┌────────
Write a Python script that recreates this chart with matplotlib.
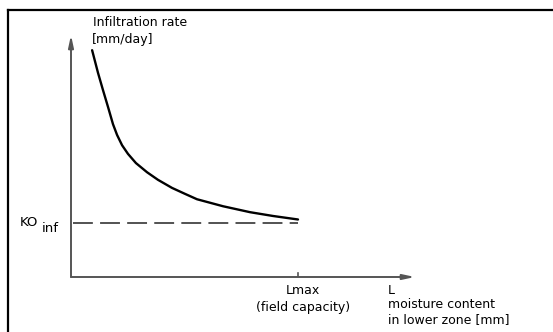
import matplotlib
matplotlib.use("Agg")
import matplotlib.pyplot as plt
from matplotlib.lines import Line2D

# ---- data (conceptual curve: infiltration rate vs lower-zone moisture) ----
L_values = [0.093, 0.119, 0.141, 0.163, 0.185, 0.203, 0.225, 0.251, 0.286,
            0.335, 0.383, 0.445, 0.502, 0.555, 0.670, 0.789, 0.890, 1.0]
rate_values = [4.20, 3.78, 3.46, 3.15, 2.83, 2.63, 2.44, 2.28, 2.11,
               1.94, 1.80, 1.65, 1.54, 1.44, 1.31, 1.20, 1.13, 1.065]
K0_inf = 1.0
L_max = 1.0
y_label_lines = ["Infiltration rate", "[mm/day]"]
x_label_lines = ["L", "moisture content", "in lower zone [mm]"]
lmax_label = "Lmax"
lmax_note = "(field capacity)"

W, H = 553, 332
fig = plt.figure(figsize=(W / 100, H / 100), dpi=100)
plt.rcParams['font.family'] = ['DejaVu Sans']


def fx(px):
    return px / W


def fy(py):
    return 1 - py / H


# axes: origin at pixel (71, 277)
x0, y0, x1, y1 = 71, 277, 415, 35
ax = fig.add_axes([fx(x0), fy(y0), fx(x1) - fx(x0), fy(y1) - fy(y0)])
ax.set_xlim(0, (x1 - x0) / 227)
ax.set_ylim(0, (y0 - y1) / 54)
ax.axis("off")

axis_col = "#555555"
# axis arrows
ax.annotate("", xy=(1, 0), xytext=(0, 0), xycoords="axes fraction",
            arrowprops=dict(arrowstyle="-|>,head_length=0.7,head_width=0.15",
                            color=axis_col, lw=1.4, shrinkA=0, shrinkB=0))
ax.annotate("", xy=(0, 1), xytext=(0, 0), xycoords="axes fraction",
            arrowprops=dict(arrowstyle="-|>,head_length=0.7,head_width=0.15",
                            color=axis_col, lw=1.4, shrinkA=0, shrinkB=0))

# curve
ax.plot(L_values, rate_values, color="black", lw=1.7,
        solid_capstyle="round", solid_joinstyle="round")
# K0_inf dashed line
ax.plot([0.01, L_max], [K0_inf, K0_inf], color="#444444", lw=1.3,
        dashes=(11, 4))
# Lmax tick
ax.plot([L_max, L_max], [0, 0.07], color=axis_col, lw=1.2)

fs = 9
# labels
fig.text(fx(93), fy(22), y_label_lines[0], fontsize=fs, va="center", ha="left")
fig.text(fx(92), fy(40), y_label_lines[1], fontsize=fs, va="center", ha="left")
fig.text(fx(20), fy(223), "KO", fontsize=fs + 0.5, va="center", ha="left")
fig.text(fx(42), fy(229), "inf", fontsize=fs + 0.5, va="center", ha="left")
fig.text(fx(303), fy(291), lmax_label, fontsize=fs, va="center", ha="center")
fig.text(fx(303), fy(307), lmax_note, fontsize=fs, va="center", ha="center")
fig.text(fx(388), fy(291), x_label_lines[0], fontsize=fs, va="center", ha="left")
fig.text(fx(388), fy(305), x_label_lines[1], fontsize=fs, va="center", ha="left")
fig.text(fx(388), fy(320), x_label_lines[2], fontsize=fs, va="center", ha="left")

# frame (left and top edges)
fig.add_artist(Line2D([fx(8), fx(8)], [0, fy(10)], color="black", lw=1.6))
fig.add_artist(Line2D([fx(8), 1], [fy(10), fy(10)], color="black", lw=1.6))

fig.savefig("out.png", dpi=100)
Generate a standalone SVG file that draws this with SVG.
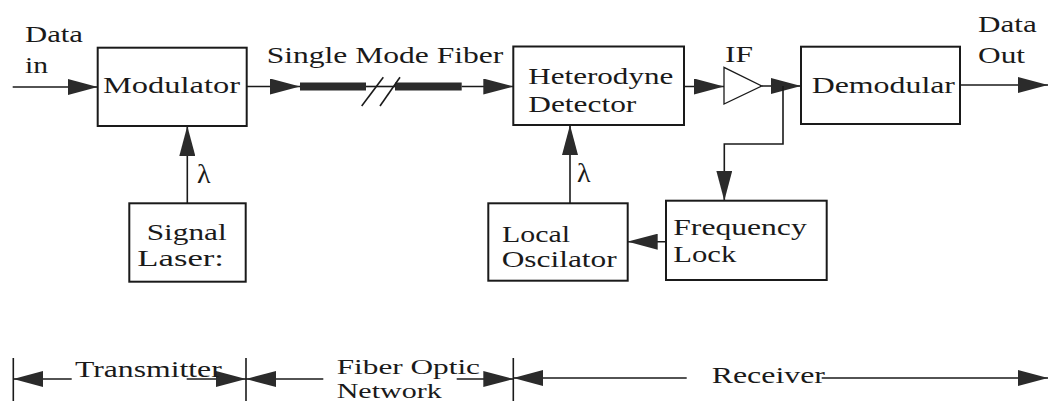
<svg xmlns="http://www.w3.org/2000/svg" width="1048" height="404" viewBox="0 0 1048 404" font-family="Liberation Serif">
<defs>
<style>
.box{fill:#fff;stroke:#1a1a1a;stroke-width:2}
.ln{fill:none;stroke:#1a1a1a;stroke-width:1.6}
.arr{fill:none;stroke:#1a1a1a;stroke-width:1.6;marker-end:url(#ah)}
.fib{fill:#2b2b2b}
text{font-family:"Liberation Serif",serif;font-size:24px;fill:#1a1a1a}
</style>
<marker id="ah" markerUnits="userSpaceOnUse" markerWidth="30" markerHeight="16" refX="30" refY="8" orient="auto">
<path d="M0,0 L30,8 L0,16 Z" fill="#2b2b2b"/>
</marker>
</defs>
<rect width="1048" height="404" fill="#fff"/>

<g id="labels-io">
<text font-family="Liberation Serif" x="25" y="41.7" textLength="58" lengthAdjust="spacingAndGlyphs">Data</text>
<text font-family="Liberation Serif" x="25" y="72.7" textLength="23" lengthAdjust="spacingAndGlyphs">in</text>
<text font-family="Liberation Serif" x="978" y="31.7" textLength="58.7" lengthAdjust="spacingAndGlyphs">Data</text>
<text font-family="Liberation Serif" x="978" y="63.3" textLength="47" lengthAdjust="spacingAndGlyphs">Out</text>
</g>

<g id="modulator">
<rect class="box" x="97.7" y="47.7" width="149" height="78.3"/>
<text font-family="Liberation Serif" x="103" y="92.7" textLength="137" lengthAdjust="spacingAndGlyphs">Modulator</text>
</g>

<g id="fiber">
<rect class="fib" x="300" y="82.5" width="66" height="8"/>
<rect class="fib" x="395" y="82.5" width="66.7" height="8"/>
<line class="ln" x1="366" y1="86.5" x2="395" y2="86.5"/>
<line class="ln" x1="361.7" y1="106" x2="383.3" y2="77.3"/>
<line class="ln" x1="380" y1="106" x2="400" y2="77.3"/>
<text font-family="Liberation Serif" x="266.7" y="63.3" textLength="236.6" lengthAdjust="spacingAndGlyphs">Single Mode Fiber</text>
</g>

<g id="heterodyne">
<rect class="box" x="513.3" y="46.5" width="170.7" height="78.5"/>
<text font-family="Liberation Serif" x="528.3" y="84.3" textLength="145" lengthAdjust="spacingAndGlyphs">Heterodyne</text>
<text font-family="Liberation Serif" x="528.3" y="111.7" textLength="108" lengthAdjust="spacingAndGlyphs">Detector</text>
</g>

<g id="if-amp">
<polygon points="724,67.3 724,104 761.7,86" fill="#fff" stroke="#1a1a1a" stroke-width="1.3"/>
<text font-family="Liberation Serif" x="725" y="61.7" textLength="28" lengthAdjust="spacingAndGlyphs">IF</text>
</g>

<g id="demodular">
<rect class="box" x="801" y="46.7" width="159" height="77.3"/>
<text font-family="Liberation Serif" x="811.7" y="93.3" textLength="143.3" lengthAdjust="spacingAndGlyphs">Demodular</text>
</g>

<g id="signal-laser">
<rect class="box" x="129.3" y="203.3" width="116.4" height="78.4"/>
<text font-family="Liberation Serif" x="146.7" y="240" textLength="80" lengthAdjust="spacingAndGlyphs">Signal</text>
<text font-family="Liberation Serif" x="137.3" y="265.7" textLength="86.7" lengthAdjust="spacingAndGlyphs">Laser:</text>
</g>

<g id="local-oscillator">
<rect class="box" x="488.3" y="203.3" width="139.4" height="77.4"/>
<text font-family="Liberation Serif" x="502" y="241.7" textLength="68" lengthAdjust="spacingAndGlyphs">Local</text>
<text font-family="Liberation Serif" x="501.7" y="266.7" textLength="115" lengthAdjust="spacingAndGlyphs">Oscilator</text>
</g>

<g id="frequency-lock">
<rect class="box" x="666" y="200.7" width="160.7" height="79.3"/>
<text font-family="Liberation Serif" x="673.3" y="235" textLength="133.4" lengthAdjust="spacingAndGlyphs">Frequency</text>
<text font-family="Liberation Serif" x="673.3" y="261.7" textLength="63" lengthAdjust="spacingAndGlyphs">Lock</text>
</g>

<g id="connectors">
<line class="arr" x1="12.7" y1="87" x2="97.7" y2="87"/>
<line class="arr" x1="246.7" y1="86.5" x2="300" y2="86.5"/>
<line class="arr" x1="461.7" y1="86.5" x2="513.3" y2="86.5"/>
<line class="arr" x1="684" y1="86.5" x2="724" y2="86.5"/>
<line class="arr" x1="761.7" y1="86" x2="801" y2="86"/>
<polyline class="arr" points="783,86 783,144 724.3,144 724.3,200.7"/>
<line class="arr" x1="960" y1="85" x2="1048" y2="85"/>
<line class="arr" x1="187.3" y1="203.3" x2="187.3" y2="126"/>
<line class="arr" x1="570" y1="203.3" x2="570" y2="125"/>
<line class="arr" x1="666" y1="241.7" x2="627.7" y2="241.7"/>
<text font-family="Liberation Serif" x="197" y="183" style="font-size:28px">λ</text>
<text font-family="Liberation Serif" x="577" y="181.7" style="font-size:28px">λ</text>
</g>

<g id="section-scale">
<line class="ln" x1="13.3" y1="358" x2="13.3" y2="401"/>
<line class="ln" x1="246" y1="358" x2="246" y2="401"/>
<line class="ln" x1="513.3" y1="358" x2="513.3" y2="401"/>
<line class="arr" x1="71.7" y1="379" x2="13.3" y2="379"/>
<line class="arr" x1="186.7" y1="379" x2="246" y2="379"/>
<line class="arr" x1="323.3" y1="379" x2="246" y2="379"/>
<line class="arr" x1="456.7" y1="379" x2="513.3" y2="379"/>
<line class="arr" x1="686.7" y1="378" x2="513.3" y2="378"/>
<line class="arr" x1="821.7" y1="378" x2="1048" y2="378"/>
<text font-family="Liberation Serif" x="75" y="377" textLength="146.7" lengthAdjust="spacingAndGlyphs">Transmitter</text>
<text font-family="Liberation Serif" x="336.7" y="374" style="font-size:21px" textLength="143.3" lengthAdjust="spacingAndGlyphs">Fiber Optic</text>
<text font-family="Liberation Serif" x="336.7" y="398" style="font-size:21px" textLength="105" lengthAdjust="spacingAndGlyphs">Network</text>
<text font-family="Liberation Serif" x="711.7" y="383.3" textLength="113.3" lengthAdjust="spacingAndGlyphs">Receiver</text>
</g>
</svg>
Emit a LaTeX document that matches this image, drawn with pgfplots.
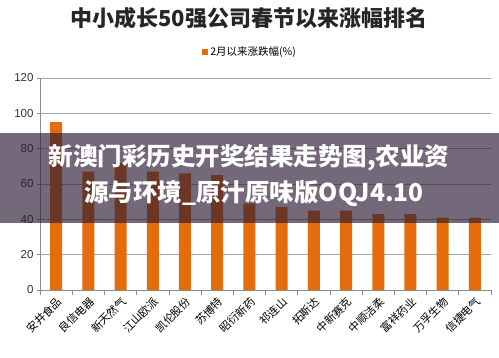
└────────
[The problem] Each line that contains the word "this" counts toward the total; give only that total.

[Solution to the problem] 3